| Task directions |
Using the records below, copy exactly the part that opens with the line holding "Convert this chart to Observable Plot code." and closes with the line holding "80, 90, 100];", minus the pictures.

| Records for the exercise |

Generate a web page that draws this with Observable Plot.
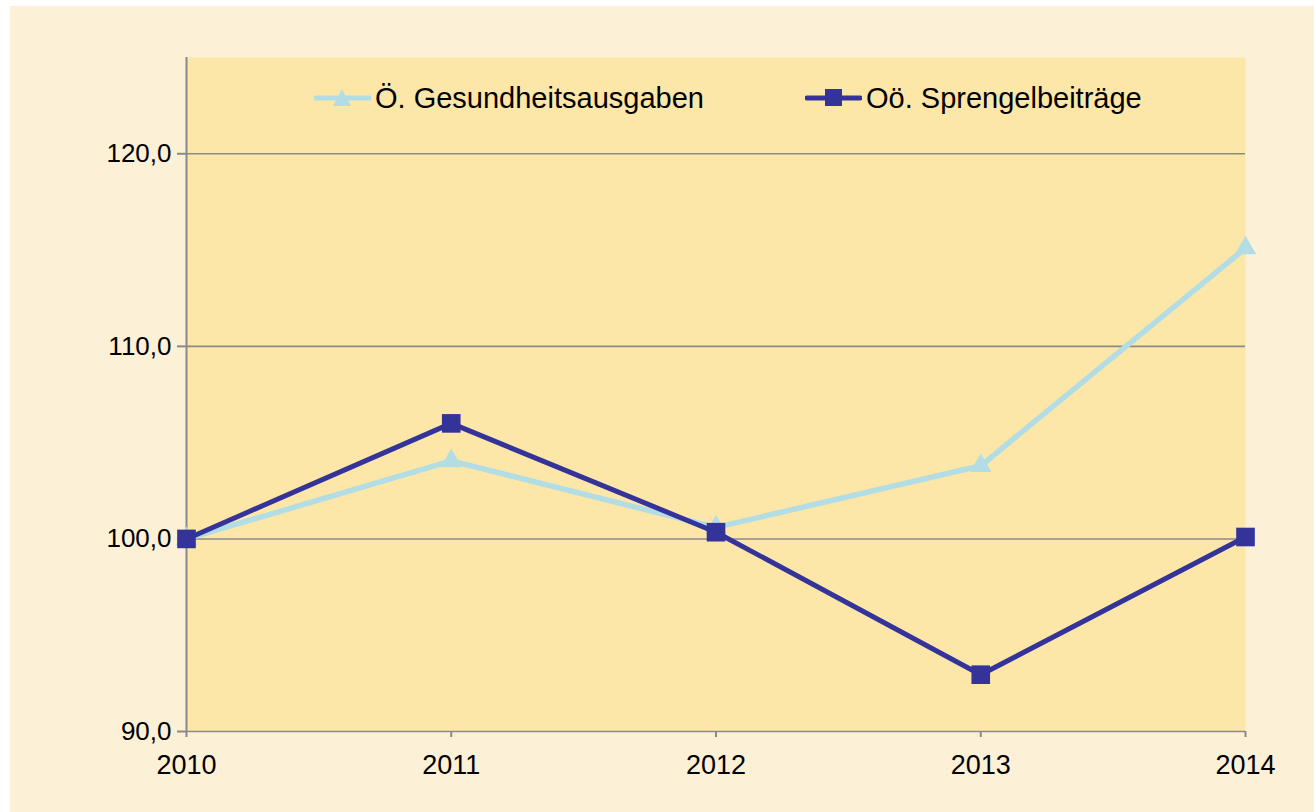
<!DOCTYPE html>
<html><head><meta charset="utf-8">
<script src="https://cdn.jsdelivr.net/npm/d3@7"></script>
<script src="https://cdn.jsdelivr.net/npm/@observablehq/plot@0.6"></script>
<style>
html,body{margin:0;padding:0;background:#fff;width:1314px;height:812px;overflow:hidden;}
#page{position:absolute;left:10px;top:6px;width:1304px;height:806px;background:#fcf0d7;}
#chart{position:absolute;left:0;top:0;}
.leg{position:absolute;display:flex;align-items:center;font-family:"Liberation Sans",Arial,sans-serif;font-size:29px;color:#000;white-space:nowrap;}
.leg svg{display:block;margin-right:4px;}
</style></head>
<body>
<div id="page"></div>
<div id="chart"></div>
<script>
const years = [2010, 2011, 2012, 2013, 2014];
const gesundheit = [100.0, 104.05, 100.6, 103.8, 115.1];
const sprengel = [100.0, 106.0, 100.35, 92.95, 100.1];
const seriesNames = ["Ö. Gesundheitsausgaben", "Oö. Sprengelbeiträge"];
const seriesColors = ["#b3dde5", "#333399"];
const yTicks = [90, 100, 110, 120];

const dataG = years.map((x, i) => ({x, y: gesundheit[i]}));
const dataS = years.map((x, i) => ({x, y: sprengel[i]}));

const fmt = d => d.toFixed(1).replace(".", ",");

const chart = Plot.plot({
  width: 1314,
  height: 812,
  marginLeft: 186,
  marginRight: 69,
  marginTop: 57,
  marginBottom: 81,
  style: {background: "transparent", fontFamily: "Liberation Sans, Arial, sans-serif", fontSize: "27px", color: "black"},
  x: {domain: [2010, 2014]},
  y: {domain: [90, 125]},
  marks: [
    Plot.frame({fill: "#fce6a8", stroke: null}),
    Plot.ruleY(yTicks, {stroke: "#8a8a8a", strokeWidth: 1.6}),
    Plot.ruleX([2010], {stroke: "#8a8a8a", strokeWidth: 2}),
    Plot.axisY({ticks: yTicks, tickSize: 9, tickPadding: 6, tickFormat: fmt, stroke: "#8a8a8a", strokeWidth: 2, fill: "black", fontSize: 26, label: null}),
    Plot.axisX({ticks: years, tickSize: 6, tickPadding: 17, tickFormat: d => String(d), stroke: "#8a8a8a", strokeWidth: 2, fill: "black", fontSize: 27, label: null}),
    Plot.lineY(dataG, {x: "x", y: "y", stroke: seriesColors[0], strokeWidth: 5.5}),
    Plot.dot(dataG, {x: "x", y: "y", symbol: "triangle", r: 8, fill: seriesColors[0], stroke: null}),
    Plot.lineY(dataS, {x: "x", y: "y", stroke: seriesColors[1], strokeWidth: 5}),
    Plot.dot(dataS, {x: "x", y: "y", symbol: "square", r: 10.5, fill: seriesColors[1], stroke: null})
  ]
});
document.getElementById("chart").appendChild(chart);

// legend (HTML overlay inside plot area)
const legendItems = [
  {name: seriesNames[0], color: seriesColors[0], shape: "tri", left: 314},
  {name: seriesNames[1], color: seriesColors[1], shape: "sq", left: 805}
];
for (const it of legendItems) {
  const div = document.createElement("div");
  div.className = "leg";
  div.style.left = it.left + "px";
  div.style.top = "80px";
  const sym = it.shape === "tri"
    ? `<polygon points="28,9 37,26 19,26" fill="${it.color}"/>`
    : `<rect x="20" y="9" width="17" height="17" fill="${it.color}"/>`;
  div.innerHTML = `<svg width="57" height="36"><line x1="2" x2="55" y1="18" y2="18" stroke="${it.color}" stroke-width="5" stroke-linecap="round"/>${sym}</svg><span>${it.name}</span>`;
  document.body.appendChild(div);
}
</script>
</body></html>
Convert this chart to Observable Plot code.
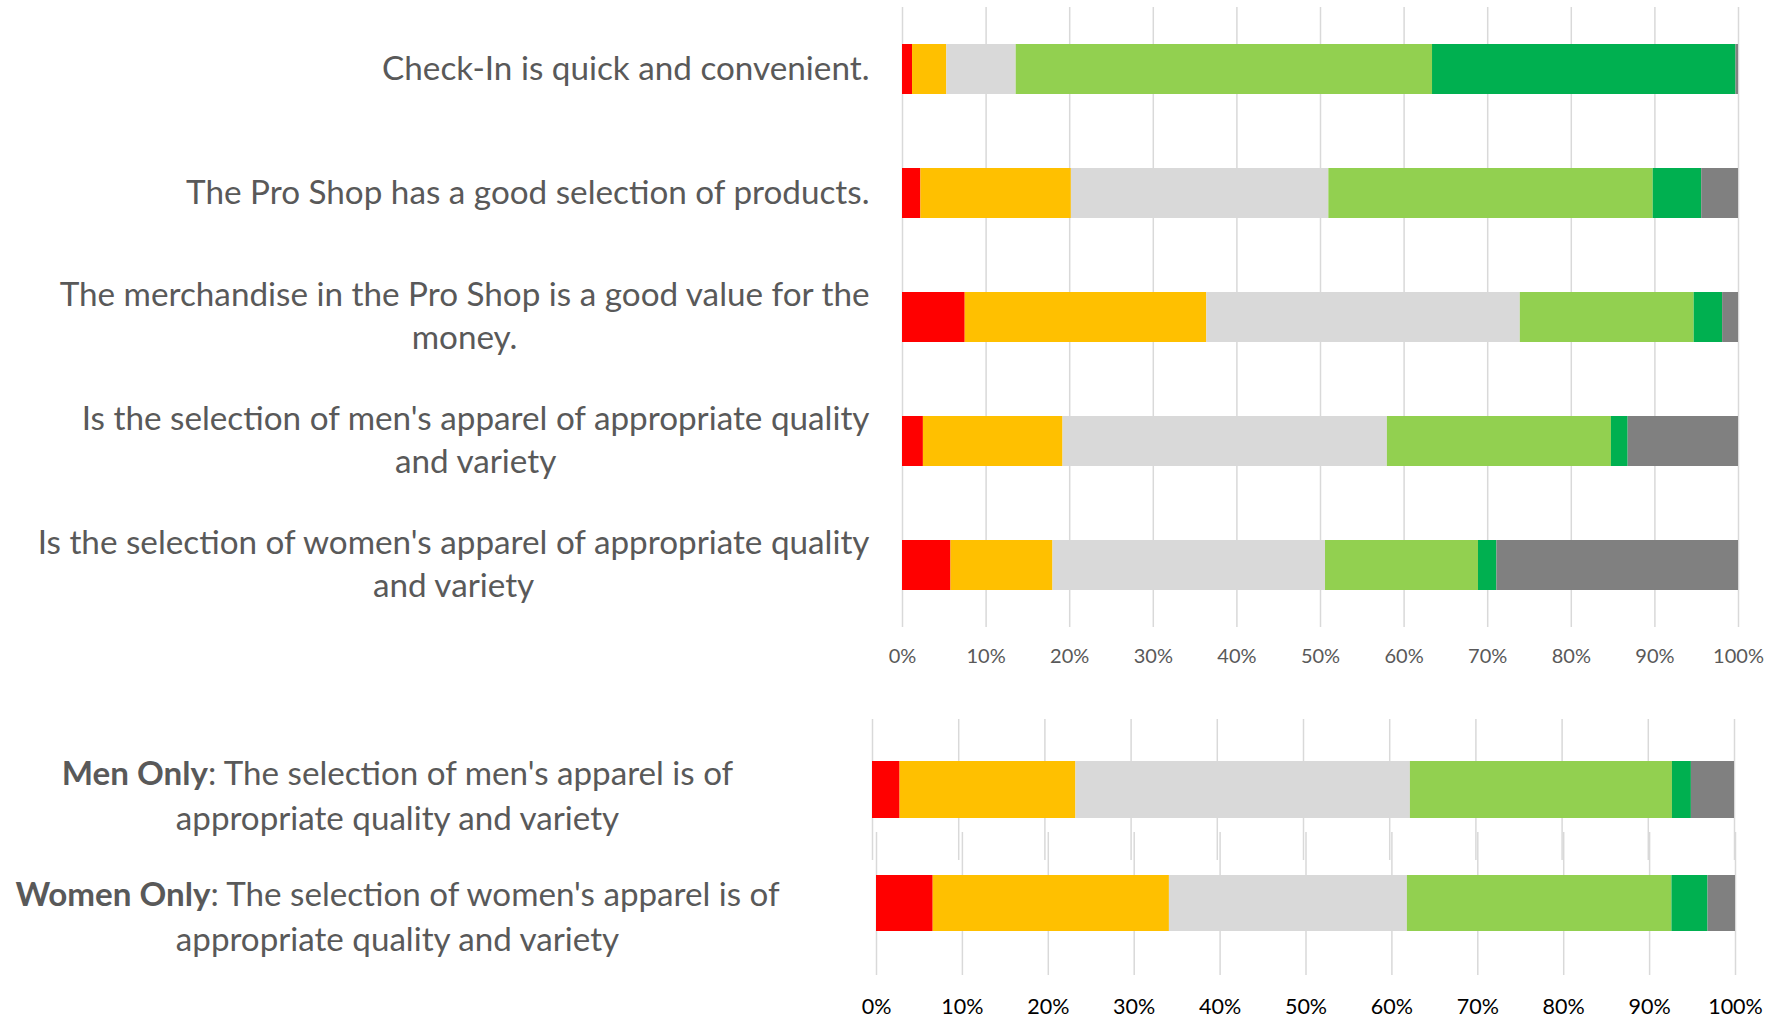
<!DOCTYPE html>
<html>
<head>
<meta charset="utf-8">
<script src="https://cdn.jsdelivr.net/npm/d3@7"></script>
<script src="https://cdn.jsdelivr.net/npm/@observablehq/plot@0.6"></script>
<style>
  body { margin: 0; background: #fff; }
  #wrap { position: relative; width: 1781px; height: 1021px; overflow: hidden; font-family: Lato, sans-serif; }
  #wrap svg { position: absolute; left: 0; max-width: none; }
</style>
</head>
<body>
<div id="wrap"></div>
<script>
// ---- data ----
const questions = [
  "Check-In is quick and convenient.",
  "The Pro Shop has a good selection of products.",
  "The merchandise in the Pro Shop is a good value for the\nmoney.",
  "Is the selection of men's apparel of appropriate quality\nand variety",
  "Is the selection of women's apparel of appropriate quality\nand variety",
  "Men Only: The selection of men's apparel is of\nappropriate quality and variety",
  "Women Only: The selection of women's apparel is of\nappropriate quality and variety"
];
const boldPrefixes = ["Men Only", "Women Only"];
const responses = ["Strongly Disagree", "Disagree", "Neutral", "Agree", "Strongly Agree", "N/A"];
const colors = ["#ff0000", "#ffc000", "#d9d9d9", "#92d050", "#00b050", "#808080"];

const stronglyDisagree = [1.2, 2.2, 7.5, 2.5, 5.8, 3.2, 6.6];
const disagree         = [4.1, 18.0, 28.9, 16.7, 12.2, 20.4, 27.5];
const neutral          = [8.3, 30.8, 37.5, 38.8, 32.6, 38.8, 27.7];
const agree            = [49.8, 38.8, 20.8, 26.8, 18.3, 30.4, 30.8];
const stronglyAgree    = [36.3, 5.8, 3.4, 2.0, 2.2, 2.2, 4.2];
const notApplicable    = [0.3, 4.4, 1.9, 13.2, 28.9, 5.0, 3.2];

const tickValues = [0, 10, 20, 30, 40, 50, 60, 70, 80, 90, 100];

// ---- table ----
const series = [stronglyDisagree, disagree, neutral, agree, stronglyAgree, notApplicable];
const rows = [];
questions.forEach((q, i) => responses.forEach((r, j) => rows.push({question: q, response: r, value: series[j][i]})));

// ---- font fitting ----
const ctx = document.createElement("canvas").getContext("2d");
function measure(text, font) { ctx.font = font; return ctx.measureText(text).width; }
const topFont = 834 / measure("Is the selection of women's apparel of appropriate quality", "100px Lato") * 100;
const botFont = 445 / measure("appropriate quality and variety", "100px Lato") * 100;

const wrap = document.getElementById("wrap");
const baseStyle = {fontFamily: "Lato, sans-serif", background: "transparent", overflow: "visible"};
const grid = () => Plot.gridX(tickValues, {stroke: "#d9d9d9", strokeOpacity: 1, strokeWidth: 1.5});
const bars = (qs) => Plot.barX(rows.filter(d => qs.includes(d.question)),
  Plot.stackX({x: "value", y: "question", fill: "response", order: responses}));

// ---- top chart ----
const topQs = questions.slice(0, 5);
const topChart = Plot.plot({
  width: 1781, height: 690,
  marginLeft: 902, marginRight: 43, marginTop: 7, marginBottom: 63,
  style: baseStyle,
  x: {domain: [0, 100]},
  y: {domain: topQs, paddingInner: 0.6, paddingOuter: 0.3},
  color: {domain: responses, range: colors},
  marks: [
    grid(),
    bars(topQs),
    Plot.axisX(tickValues, {tickSize: 0, tickPadding: 21, tickFormat: d => d + "%", fontSize: 20, fill: "#595959", label: null}),
    Plot.axisY({tickSize: 0, tickPadding: 33, dy: -3.5, fontSize: topFont, lineHeight: 42.5 / topFont, fill: "#595959", label: null})
  ]
});
topChart.style.top = "0px";
wrap.appendChild(topChart);

// ---- men only ----
const menQ = [questions[5]];
const menChart = Plot.plot({
  width: 1781, height: 165,
  marginLeft: 872, marginRight: 47, marginTop: 19, marginBottom: 5,
  style: baseStyle,
  x: {domain: [0, 100], axis: null},
  y: {domain: menQ, paddingInner: 0.424, paddingOuter: 0.424},
  color: {domain: responses, range: colors},
  marks: [
    grid(),
    bars(menQ),
    Plot.axisY({tickSize: 0, tickPadding: 475, textAnchor: "middle", dy: 3, fontSize: botFont, lineHeight: 45 / botFont, fill: "#595959", label: null})
  ]
});
menChart.style.top = "700px";
wrap.appendChild(menChart);

// ---- women only ----
const womenQ = [questions[6]];
const womenChart = Plot.plot({
  width: 1781, height: 211,
  marginLeft: 876, marginRight: 46, marginTop: 22, marginBottom: 46,
  style: baseStyle,
  x: {domain: [0, 100]},
  y: {domain: womenQ, paddingInner: 0.43, paddingOuter: 0.43},
  color: {domain: responses, range: colors},
  marks: [
    grid(),
    bars(womenQ),
    Plot.axisX(tickValues, {tickSize: 0, tickPadding: 23, tickFormat: d => d + "%", fontSize: 21.5, fill: "#000", label: null}),
    Plot.axisY({tickSize: 0, tickPadding: 479, textAnchor: "middle", dy: 10.5, fontSize: botFont, lineHeight: 45 / botFont, fill: "#595959", label: null})
  ]
});
womenChart.style.top = "810px";
wrap.appendChild(womenChart);

// ---- center multi-line label blocks in top chart ----
topChart.querySelectorAll('g[aria-label="y-axis tick label"] text').forEach(t => {
  const spans = t.querySelectorAll("tspan");
  if (spans.length < 2) return;
  const w = t.getBBox().width;
  t.setAttribute("text-anchor", "middle");
  spans.forEach(s => s.setAttribute("x", -w / 2));
});

// ---- bold prefixes in bottom labels ----
const NS = "http://www.w3.org/2000/svg";
[menChart, womenChart].forEach(svg => {
  svg.querySelectorAll('g[aria-label="y-axis tick label"] tspan').forEach(s => {
    const txt = s.textContent;
    const p = boldPrefixes.find(b => txt.startsWith(b));
    if (!p) return;
    s.textContent = "";
    const b = document.createElementNS(NS, "tspan");
    b.setAttribute("font-weight", "bold");
    b.textContent = p;
    s.appendChild(b);
    s.appendChild(document.createTextNode(txt.slice(p.length)));
  });
});
</script>
</body>
</html>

| Problem solution |
Convert this chart to Observable Plot code.
<!DOCTYPE html>
<html>
<head>
<meta charset="utf-8">
<script src="https://cdn.jsdelivr.net/npm/d3@7"></script>
<script src="https://cdn.jsdelivr.net/npm/@observablehq/plot@0.6"></script>
<style>
  body { margin: 0; background: #fff; }
  #wrap { position: relative; width: 1781px; height: 1021px; overflow: hidden; font-family: Lato, sans-serif; }
  #wrap svg { position: absolute; left: 0; max-width: none; }
</style>
</head>
<body>
<div id="wrap"></div>
<script>
// ---- data ----
const questions = [
  "Check-In is quick and convenient.",
  "The Pro Shop has a good selection of products.",
  "The merchandise in the Pro Shop is a good value for the\nmoney.",
  "Is the selection of men's apparel of appropriate quality\nand variety",
  "Is the selection of women's apparel of appropriate quality\nand variety",
  "Men Only: The selection of men's apparel is of\nappropriate quality and variety",
  "Women Only: The selection of women's apparel is of\nappropriate quality and variety"
];
const boldPrefixes = ["Men Only", "Women Only"];
const responses = ["Strongly Disagree", "Disagree", "Neutral", "Agree", "Strongly Agree", "N/A"];
const colors = ["#ff0000", "#ffc000", "#d9d9d9", "#92d050", "#00b050", "#808080"];

const stronglyDisagree = [1.2, 2.2, 7.5, 2.5, 5.8, 3.2, 6.6];
const disagree         = [4.1, 18.0, 28.9, 16.7, 12.2, 20.4, 27.5];
const neutral          = [8.3, 30.8, 37.5, 38.8, 32.6, 38.8, 27.7];
const agree            = [49.8, 38.8, 20.8, 26.8, 18.3, 30.4, 30.8];
const stronglyAgree    = [36.3, 5.8, 3.4, 2.0, 2.2, 2.2, 4.2];
const notApplicable    = [0.3, 4.4, 1.9, 13.2, 28.9, 5.0, 3.2];

const tickValues = [0, 10, 20, 30, 40, 50, 60, 70, 80, 90, 100];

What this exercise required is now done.